What needs to be done> Gather each line in the entries that includes the string "chart".

Data provided>
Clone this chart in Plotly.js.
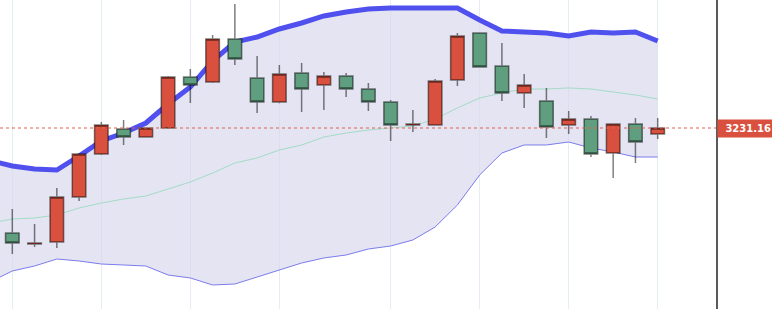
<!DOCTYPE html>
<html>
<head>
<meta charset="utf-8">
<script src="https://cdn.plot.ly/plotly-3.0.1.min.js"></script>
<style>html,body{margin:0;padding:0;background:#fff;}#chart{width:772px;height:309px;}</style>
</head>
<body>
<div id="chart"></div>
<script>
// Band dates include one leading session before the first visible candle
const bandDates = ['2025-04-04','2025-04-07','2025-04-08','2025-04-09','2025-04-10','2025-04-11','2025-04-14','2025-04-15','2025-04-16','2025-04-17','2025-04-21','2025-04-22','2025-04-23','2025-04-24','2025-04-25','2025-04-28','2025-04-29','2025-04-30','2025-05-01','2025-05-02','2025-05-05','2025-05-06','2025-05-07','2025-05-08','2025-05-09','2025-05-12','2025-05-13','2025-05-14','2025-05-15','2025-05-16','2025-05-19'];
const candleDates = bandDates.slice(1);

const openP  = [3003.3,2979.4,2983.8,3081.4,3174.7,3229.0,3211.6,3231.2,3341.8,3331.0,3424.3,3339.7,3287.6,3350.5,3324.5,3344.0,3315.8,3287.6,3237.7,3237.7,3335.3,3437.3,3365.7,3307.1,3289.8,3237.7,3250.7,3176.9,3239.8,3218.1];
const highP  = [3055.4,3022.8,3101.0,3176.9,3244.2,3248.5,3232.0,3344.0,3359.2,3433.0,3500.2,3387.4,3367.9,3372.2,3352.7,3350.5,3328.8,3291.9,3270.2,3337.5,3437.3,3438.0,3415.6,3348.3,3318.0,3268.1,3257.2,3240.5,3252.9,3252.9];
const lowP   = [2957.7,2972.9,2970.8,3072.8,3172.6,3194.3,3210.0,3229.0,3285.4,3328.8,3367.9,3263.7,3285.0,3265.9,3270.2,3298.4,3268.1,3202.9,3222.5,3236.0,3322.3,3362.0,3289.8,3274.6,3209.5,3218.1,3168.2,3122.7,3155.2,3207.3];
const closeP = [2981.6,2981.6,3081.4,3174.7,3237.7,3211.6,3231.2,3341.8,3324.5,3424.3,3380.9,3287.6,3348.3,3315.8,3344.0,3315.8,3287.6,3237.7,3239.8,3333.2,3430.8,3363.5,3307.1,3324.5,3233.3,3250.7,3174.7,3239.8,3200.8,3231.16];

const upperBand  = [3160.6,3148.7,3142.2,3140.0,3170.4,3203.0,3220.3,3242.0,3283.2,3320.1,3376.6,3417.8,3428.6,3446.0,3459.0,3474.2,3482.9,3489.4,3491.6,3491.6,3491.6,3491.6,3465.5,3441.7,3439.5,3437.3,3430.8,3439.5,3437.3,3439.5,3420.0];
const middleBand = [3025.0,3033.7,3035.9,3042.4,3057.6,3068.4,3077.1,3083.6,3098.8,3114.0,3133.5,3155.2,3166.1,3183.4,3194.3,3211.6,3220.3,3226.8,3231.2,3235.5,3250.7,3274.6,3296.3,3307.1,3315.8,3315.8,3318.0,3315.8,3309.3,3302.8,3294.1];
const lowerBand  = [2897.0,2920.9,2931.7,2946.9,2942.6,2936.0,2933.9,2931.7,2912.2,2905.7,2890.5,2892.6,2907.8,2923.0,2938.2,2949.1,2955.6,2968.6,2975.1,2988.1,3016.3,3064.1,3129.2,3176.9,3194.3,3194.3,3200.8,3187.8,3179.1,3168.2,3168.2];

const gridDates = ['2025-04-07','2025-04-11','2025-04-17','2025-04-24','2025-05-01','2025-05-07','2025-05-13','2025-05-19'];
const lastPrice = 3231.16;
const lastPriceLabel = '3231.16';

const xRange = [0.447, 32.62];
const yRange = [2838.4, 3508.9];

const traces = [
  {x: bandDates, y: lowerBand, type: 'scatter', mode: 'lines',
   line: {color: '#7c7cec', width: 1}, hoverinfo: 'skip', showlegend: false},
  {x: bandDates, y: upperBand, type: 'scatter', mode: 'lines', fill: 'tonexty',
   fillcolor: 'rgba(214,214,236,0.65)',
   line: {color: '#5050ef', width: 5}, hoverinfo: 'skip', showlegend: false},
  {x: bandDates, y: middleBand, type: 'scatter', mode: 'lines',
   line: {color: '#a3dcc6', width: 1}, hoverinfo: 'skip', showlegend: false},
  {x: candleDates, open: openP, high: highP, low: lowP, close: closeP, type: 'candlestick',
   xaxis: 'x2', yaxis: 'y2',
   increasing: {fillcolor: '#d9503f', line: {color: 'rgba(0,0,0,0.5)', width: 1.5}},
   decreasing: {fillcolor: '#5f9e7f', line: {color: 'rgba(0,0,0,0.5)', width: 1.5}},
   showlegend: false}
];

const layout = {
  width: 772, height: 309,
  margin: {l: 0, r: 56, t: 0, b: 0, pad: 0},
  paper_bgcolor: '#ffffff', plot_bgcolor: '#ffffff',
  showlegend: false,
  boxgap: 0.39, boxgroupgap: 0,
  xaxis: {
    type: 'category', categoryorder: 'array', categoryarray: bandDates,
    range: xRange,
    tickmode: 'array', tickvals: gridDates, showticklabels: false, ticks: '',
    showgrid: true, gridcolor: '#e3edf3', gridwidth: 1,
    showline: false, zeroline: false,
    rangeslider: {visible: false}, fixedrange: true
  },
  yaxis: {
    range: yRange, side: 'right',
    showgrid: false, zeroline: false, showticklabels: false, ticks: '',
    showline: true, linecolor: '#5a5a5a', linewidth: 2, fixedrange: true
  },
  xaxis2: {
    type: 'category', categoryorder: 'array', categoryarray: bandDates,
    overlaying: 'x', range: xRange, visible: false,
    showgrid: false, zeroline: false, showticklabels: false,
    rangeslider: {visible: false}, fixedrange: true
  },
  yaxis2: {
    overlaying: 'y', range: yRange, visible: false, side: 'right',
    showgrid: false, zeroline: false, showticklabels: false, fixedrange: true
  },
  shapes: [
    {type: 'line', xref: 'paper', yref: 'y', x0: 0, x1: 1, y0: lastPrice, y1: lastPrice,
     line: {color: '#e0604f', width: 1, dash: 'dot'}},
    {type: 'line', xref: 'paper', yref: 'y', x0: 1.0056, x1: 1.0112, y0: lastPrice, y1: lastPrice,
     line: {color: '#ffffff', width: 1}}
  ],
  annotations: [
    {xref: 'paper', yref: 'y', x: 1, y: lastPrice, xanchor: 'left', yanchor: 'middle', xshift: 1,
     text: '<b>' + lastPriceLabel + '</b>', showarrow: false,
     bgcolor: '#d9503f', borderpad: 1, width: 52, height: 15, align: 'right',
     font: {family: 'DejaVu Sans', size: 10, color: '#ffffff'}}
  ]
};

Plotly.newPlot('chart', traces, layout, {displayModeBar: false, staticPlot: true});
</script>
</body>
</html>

...

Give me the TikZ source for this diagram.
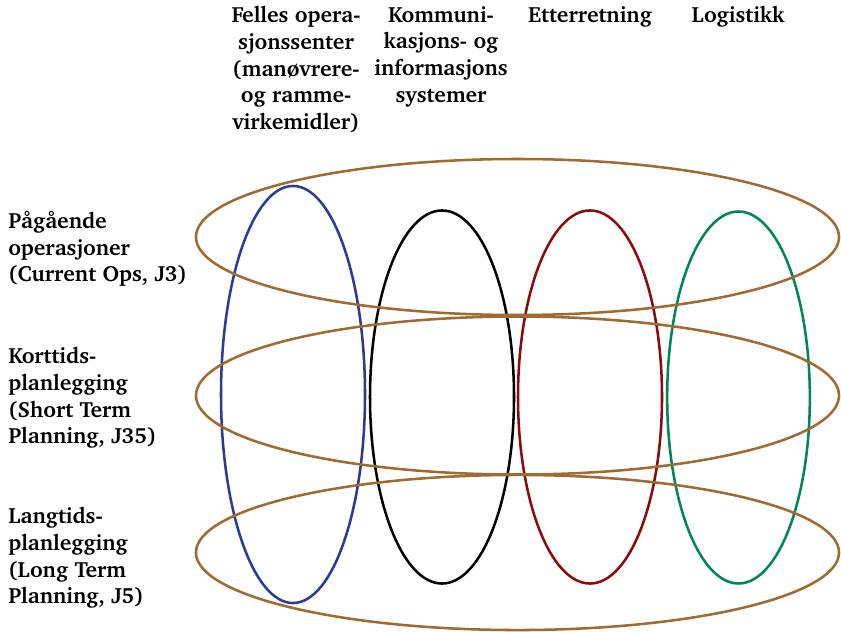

Written answer>
Clone this chart in Plotly.js.
<style>html,body{margin:0;padding:0;background:#fff;}#chart{width:772px;height:309px;}</style>
<div id="chart"></div>
Plotly.newPlot('chart', traces, layout, {displayModeBar: false, staticPlot: true});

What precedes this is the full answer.